Karena situasinya yang makin mendesak, UNEP mendorong negara-negara untuk tidak menunggu lagi. “Mereka perlu bertindak sekarang,” kata Inger Andersen, Direktur Eksekutif UNEP.
“Jika kita tidak melakukan sekarang, sasaran 1,5° Celsius tidak akan terjangkau, bahkan sebelum 2030,” ucap Andersen lagi.
Data UNEP menyebut, negara-negara G20 secara kolektif menyumbang 78% dari semua emisi, dengan hanya lima anggota G20 saja yang berkomitmen untuk target nol emisi jangka panjang. Tujuh negara besar bahkan tidak berada di jalur untuk memenuhi komitmen Perjanjian Paris. Mereka, yaitu Australia, Brasil, Kanada, Jepang, Korea Selatan, Afrika Selatan, dan AS.
Menurut Direktur UNEP DTU Partnership, John Christensen, negara-negara berkembang dengan pertumbuhan pesat juga memberikan kontribusi terhadap emisi tinggi. Negara-negara itu tidak dapat diharapkan menjadi yang pertama mengurangi emisi. “Negara-negara industri harus memimpin,” ucapnya.
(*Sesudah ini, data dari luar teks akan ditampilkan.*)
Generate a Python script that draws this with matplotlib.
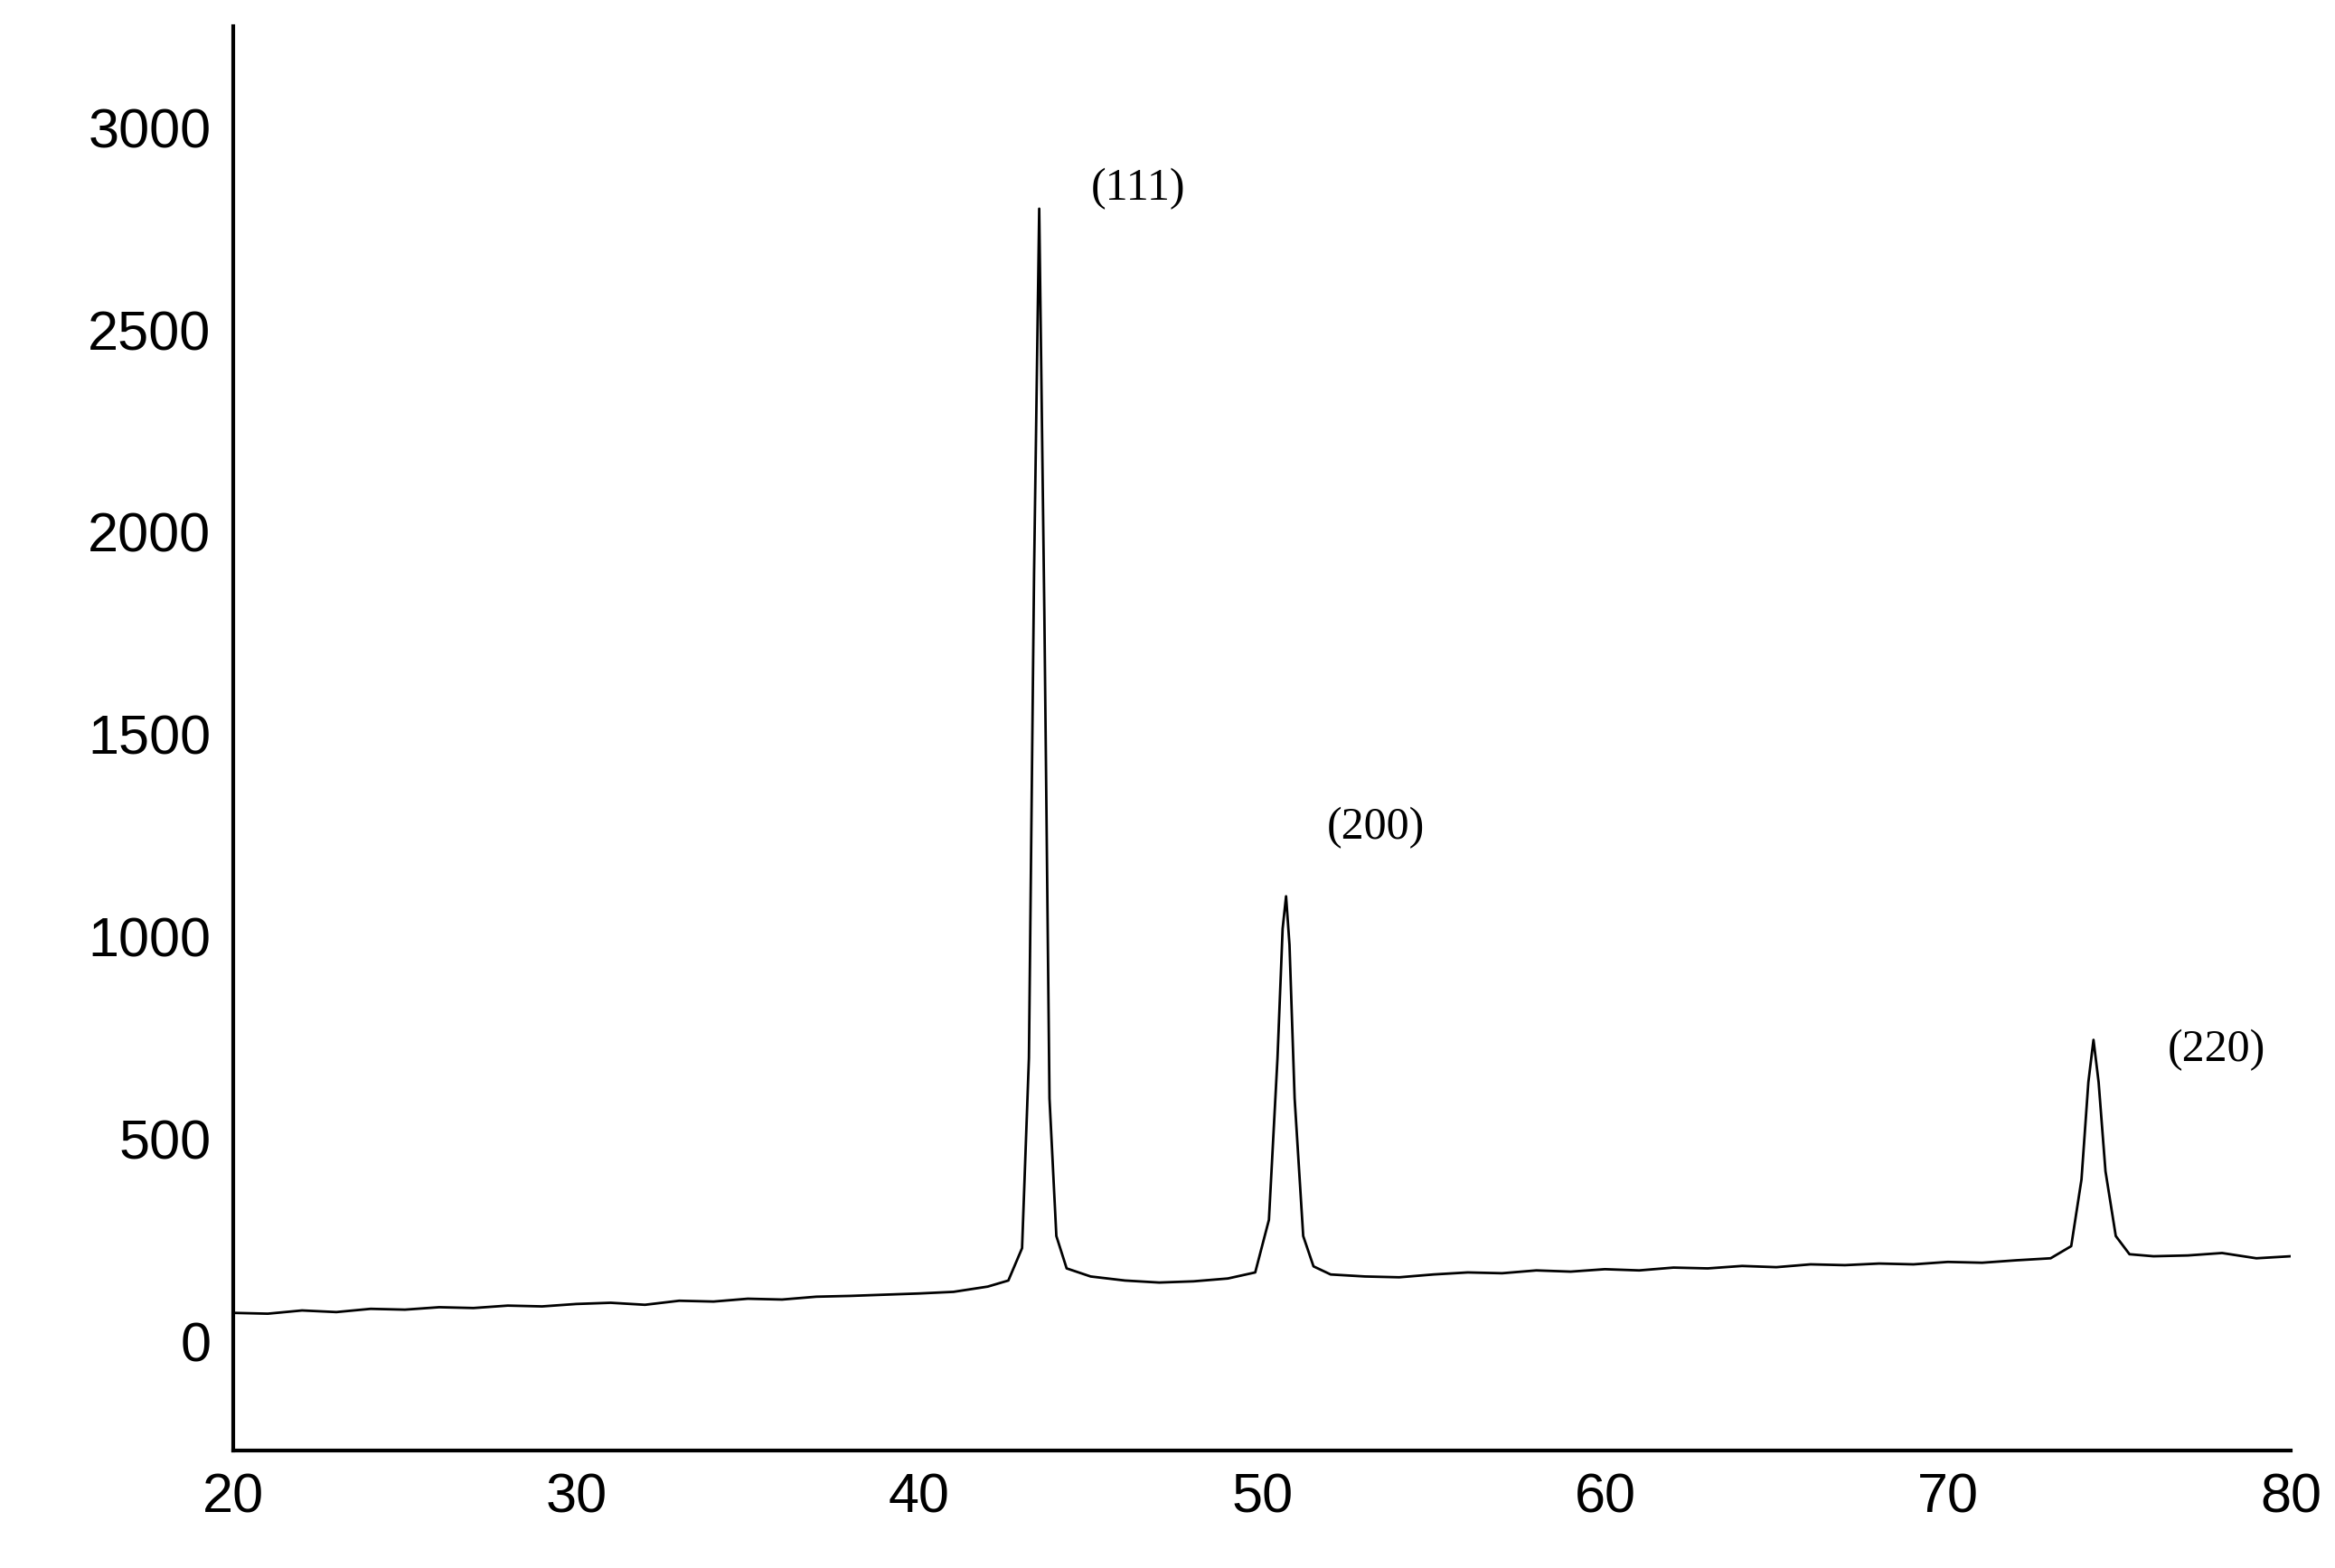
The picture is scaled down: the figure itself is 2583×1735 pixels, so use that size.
import matplotlib.pyplot as plt

two_theta = [20, 21, 22, 23, 24, 25, 26, 27, 28, 29, 30, 31, 32, 33, 34, 35, 36, 37, 38, 39, 40, 41, 42,
             42.6, 43.0, 43.2, 43.35, 43.5, 43.65, 43.8, 44.0, 44.3, 45, 46, 47, 48, 49, 49.8,
             50.2, 50.45, 50.6, 50.7, 50.8, 50.95, 51.2, 51.5, 52, 53, 54, 55, 56, 57, 58, 59, 60,
             61, 62, 63, 64, 65, 66, 67, 68, 69, 70, 71, 72, 73, 73.6, 73.9, 74.1, 74.25, 74.4,
             74.6, 74.9, 75.3, 76, 77, 78, 79, 80]
intensity = [70, 68, 76, 72, 80, 78, 84, 82, 88, 86, 92, 95, 90, 100, 98, 105, 103, 110, 112, 115, 118, 122, 135,
             150, 230, 700, 1900, 2800, 1800, 600, 260, 180, 160, 150, 145, 148, 155, 170,
             300, 700, 1020, 1100, 980, 600, 260, 185, 165, 160, 158, 165, 170, 168, 175, 172, 178,
             175, 182, 180, 186, 183, 190, 188, 192, 190, 196, 194, 200, 205, 235, 400, 640, 745, 640,
             420, 260, 215, 210, 212, 218, 205, 210]

peak_labels = ["(111)", "(200)", "(220)"]
label_x = [45.0, 51.9, 76.4]
label_y = [2850, 1270, 720]

fig = plt.figure(figsize=(25.83, 17.35), dpi=100)
ax = fig.add_axes([0.1, 0.075, 0.881, 0.908])
ax.plot(two_theta, intensity, color="black", linewidth=2)
for text, x, y in zip(peak_labels, label_x, label_y):
    ax.text(x, y, text, family="Liberation Serif", fontsize=36, ha="left", va="center")

ax.set_xlim(20, 80)
ax.set_ylim(-270, 3250)
ax.set_xticks(range(20, 81, 10))
ax.set_yticks(range(0, 3001, 500))
ax.tick_params(length=0, labelsize=44, pad=18)
for label in ax.get_xticklabels() + ax.get_yticklabels():
    label.set_family("Liberation Sans")
for side in ["top", "right"]:
    ax.spines[side].set_visible(False)
for side in ["left", "bottom"]:
    ax.spines[side].set_linewidth(3)

fig.savefig("out.png")
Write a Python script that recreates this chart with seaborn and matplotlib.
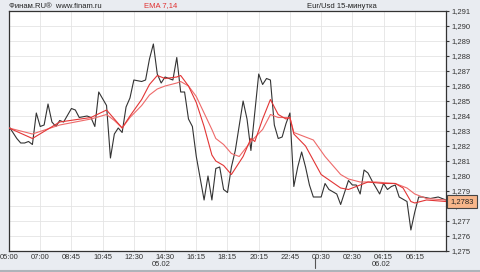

Dalam jangka pendek, dengan alasan keadilan dan kesetaraan, negara-negara maju harus mengurangi emisinya lebih cepat daripada negara-negara berkembang. Namun pada akhirnya semua negara perlu berkontribusi untuk membentuk efek kolektif. Negara berkembang dapat belajar keberhasilan negara maju. Mereka bahkan dapat melampaui mereka dan mengadopsi teknologi yang lebih bersih pada tingkat yang lebih cepat.
Pada saat yang sama, makin banyak negara telah menetapkan target emisi net-zero. Sekitar 65 negara dan 10 wilayah utama telah berkomitmen untuk emisi bersih nol pada 2050. Namun, ini hanya mencakup lima anggota kelompok ekonomi utama G20 dan hanya dua negara yaitu Inggris dan Prancis, yang telah meloloskan undang-undang yang mengikat.
Di luar data-data memprihatinkan itu, laporan UNEP ini juga mengetengahkan sejumlah informasi positif. Beberapa di antaranya, soal negara-negara yang mengembangkan kebijakan iklim masing-masing dan tentang makin murahnya harga energi bersih yang telah membuat beberapa kemungkinan hasil emisi terburuk bisa direduksi.
Tahun depan, PBB akan menyelenggarakan Konferensi Perubahan Iklim di Glasgow, Skotlandia. Momen itu diharapkan akan memberi arahan baru dalam mencegah krisis di masa depan dan mendorong negara-negara untuk meningkatkan komitmennya pada perubahaan iklim secara signifikan.